Stores, Snack Content und mehr
In den Straßenzügen der Distrikte gibt es, wie in jeder Stadt, auch Ladengeschäfte: die Stores. Die Stores können von Firmen gemietet werden. Sie präsentieren dort, wie in einem „normalen“ Ladengeschäft in der Offline-Welt, ihre Produkte und Dienstleistungen. Die Stores sind zugleich das Äquivalent von Messeständen auf Offline-Events.

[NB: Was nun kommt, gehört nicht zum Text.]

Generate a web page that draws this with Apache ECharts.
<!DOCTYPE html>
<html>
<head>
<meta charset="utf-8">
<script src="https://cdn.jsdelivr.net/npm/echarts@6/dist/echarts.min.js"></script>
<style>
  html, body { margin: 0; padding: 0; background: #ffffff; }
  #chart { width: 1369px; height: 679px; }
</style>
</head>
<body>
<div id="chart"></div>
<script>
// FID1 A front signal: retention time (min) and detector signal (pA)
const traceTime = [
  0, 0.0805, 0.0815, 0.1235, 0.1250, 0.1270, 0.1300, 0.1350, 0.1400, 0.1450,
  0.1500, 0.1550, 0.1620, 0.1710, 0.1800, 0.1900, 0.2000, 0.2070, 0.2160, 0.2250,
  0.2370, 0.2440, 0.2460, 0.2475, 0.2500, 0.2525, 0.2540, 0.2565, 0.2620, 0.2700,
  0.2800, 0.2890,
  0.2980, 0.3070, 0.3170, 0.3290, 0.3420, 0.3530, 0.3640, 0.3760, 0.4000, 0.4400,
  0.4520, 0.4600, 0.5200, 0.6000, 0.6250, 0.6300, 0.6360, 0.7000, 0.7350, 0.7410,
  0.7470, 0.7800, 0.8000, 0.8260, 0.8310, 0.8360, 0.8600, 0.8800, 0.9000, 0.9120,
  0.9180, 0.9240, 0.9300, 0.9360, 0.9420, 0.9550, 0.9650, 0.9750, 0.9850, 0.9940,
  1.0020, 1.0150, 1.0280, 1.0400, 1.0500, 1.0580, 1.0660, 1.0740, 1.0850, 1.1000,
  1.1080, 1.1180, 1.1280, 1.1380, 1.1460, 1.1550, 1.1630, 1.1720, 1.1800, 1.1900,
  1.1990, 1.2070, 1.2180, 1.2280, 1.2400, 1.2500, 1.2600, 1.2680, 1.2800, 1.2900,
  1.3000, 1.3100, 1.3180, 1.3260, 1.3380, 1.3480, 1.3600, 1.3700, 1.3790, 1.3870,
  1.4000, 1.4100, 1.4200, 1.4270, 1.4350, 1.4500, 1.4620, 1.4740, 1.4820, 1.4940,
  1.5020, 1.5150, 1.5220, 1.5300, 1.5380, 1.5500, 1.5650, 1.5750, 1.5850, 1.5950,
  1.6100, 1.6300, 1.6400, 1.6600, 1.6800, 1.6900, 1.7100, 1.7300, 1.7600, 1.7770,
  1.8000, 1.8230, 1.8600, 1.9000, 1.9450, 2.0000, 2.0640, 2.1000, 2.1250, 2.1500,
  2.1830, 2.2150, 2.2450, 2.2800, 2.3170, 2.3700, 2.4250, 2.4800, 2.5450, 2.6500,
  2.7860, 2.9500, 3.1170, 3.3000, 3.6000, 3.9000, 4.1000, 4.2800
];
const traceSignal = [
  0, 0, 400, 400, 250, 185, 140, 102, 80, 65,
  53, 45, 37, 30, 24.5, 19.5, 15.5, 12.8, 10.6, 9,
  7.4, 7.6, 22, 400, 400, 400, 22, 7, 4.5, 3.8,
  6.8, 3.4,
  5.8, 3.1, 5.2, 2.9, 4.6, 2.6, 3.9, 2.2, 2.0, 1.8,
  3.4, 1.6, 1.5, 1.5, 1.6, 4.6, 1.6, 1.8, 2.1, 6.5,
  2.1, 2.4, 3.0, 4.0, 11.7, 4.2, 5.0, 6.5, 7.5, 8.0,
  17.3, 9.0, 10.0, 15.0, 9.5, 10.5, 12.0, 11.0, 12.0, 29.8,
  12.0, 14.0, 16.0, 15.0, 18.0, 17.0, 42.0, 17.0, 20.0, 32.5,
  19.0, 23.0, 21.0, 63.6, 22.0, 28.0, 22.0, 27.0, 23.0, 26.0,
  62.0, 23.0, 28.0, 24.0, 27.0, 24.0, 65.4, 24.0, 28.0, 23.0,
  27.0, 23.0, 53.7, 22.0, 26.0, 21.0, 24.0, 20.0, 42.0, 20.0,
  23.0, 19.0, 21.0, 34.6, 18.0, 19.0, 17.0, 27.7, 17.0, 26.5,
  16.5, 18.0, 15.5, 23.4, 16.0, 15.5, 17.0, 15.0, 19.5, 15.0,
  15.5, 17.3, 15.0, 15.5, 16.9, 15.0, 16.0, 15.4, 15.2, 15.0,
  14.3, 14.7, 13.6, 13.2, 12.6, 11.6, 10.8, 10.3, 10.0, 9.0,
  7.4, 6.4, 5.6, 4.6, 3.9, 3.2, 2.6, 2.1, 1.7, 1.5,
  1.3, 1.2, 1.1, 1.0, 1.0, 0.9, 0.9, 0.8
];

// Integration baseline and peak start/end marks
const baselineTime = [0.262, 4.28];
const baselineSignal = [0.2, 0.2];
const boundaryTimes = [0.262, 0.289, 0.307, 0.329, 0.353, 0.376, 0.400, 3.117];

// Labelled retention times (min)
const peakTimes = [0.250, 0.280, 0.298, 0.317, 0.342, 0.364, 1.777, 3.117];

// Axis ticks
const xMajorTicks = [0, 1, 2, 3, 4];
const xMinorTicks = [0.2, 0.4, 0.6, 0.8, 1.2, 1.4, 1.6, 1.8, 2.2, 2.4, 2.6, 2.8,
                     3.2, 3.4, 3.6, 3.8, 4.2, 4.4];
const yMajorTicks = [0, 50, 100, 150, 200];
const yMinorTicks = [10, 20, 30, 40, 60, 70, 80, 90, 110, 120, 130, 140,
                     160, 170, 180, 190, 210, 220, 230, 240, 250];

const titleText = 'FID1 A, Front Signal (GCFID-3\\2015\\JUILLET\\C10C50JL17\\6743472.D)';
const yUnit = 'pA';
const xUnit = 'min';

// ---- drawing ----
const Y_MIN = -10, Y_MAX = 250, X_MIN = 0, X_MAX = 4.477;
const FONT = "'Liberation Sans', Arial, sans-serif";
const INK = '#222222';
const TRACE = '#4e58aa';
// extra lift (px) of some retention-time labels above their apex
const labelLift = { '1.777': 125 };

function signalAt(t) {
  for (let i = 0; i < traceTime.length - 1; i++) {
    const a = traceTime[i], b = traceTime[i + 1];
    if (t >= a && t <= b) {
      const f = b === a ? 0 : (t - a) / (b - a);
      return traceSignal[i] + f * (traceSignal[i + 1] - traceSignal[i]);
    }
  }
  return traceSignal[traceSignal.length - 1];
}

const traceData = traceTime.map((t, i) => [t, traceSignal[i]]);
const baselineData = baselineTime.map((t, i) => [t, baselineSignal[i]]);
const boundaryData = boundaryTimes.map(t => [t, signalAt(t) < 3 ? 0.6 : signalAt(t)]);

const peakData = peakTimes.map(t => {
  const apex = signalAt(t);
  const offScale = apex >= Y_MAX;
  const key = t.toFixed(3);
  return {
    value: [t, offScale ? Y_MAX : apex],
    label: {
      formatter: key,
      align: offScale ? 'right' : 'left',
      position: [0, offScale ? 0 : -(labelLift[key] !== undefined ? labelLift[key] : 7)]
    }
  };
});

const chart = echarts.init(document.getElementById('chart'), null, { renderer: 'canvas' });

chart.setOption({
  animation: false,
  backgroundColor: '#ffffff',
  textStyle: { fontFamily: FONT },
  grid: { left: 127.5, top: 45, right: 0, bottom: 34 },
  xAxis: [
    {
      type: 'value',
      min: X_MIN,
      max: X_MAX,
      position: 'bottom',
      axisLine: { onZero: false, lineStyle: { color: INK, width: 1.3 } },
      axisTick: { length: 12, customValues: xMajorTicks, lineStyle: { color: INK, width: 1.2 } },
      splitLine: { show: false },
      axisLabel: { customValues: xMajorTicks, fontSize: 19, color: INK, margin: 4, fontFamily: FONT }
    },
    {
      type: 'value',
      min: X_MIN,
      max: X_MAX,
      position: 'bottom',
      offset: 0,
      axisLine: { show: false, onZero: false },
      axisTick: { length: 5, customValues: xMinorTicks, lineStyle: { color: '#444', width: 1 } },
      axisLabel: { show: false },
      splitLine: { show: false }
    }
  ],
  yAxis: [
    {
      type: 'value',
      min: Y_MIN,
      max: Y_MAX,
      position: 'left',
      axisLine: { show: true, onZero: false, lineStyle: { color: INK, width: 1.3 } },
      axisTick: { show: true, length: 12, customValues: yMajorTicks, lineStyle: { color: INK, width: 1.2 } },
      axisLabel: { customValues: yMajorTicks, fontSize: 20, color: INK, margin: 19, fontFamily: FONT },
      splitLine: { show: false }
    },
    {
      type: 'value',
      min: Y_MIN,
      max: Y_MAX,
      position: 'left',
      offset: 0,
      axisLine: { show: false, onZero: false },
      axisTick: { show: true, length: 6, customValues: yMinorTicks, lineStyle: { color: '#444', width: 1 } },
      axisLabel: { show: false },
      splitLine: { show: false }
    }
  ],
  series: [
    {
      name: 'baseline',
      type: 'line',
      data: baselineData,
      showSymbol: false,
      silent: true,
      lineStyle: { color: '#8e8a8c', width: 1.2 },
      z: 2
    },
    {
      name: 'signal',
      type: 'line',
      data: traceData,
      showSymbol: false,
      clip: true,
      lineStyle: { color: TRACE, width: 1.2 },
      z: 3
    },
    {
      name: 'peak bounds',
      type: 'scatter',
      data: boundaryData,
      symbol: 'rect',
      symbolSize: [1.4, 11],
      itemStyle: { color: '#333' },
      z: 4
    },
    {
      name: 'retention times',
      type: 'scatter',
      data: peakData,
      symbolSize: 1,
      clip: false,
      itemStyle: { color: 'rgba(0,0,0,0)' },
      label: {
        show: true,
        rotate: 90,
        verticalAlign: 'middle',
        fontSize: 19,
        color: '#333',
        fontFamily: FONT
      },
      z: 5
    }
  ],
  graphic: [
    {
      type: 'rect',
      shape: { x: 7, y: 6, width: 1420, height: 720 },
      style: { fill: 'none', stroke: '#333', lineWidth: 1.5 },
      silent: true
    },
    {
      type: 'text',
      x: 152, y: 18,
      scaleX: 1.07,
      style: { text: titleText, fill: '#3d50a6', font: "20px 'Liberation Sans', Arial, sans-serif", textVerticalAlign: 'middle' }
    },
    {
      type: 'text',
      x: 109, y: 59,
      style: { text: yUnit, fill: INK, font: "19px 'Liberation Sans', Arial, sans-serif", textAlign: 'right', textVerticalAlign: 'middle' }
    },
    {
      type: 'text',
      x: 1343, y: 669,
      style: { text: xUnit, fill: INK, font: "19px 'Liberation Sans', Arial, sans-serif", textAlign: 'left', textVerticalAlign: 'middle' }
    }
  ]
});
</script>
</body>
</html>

Doch auch auf den Straßen ist jede Menge Content versteckt: Aufsteller, Plakate und all die Dinge, die man auch aus einer normalen Stadt kennt. Vor allem gibt es überall auf den Straßen Snack Content zu entdecken. Experten präsentieren hier jeweils einen Tipp, der zum Thema des jeweiligen Distrikts gehört. Die Snacks und besonderen Features sind nicht immer auf den ersten Blick zu finden, nach einigen muss man suchen. Das soll die Nutzer einmal mehr zum aktiven Erkunden der Straßenzüge animieren.
ODC Campus
Der ODC Campus liegt im Herz der Stadt und ist der Ort fürs digitale Lernen in unserer Stadt. Konstruiert wurde er als Analogon zur Offline-Konferenz. Hier finden sich knackige Kurzvorträge von Experten zu Themen rund um Marketing.
Culture Hoods
Die Culture Hoods sollen das kulturelle Leben aus der Offline-Welt widerspiegeln. In ihnen entstehen zum Beispiel Galerien mit Ausstellungen von Künstlern und Grafikern; es wird aber auch kostenfreie Stores für soziale, ökologische und kulturelle Einrichtungen und Projekte geben. Zwar ist die ODC primär eine Marketing- und Event-Stadt. Doch bereits auf der Marketing Underground 2019 hatten wir Künstler und soziale Einrichtungen als Aussteller dabei – die Culture Hoods sind daher eine Fortsetzung unserer Bemühungen, auf Offline-Events möglichst Menschen ganz verschiedener Disziplinen und Welten zusammenzubringen. Zudem möchten wir die ODC nach und nach noch lebendiger gestalten. Dazu gehört Kultur nun mal dazu.
Die weitere Städteplanung
Die Stadt ist zudem wie jede andere Stadt: Sie wächst organisch und verändert sich im Laufe der Zeit. Das bietet Nutzern die Möglichkeit, immer wieder Neues zu entdecken. Entsprechend ist es für Unternehmen, Künstler, soziale und ökologische Initiativen und Speaker auch jederzeit möglich, neue Inhalte beisteuern oder einen neuen Store einbuchen (Wer mag, darf sich gern hier anmelden: https://www.campixx.de/marketing-underground-odc/) – und natürlich kann man auch jederzeit ein Ticket buchen.
Fazit
Natürlich gibt es tausend verschiedene Wege, die man gehen kann, um Online-Events interessanter zu gestalten und die Verweildauer von Nutzern zu erhöhen. Ob die ODC der richtige – bzw. ein richtiger – Weg ist, wird die Zukunft zeigen. Dennoch denken wir, dass der Erfolg von Online-Events auch jenseits von Corona entscheidend davon abhängt, wie gut es den Organisatoren gelingt, Menschen zur Interaktion zu animieren.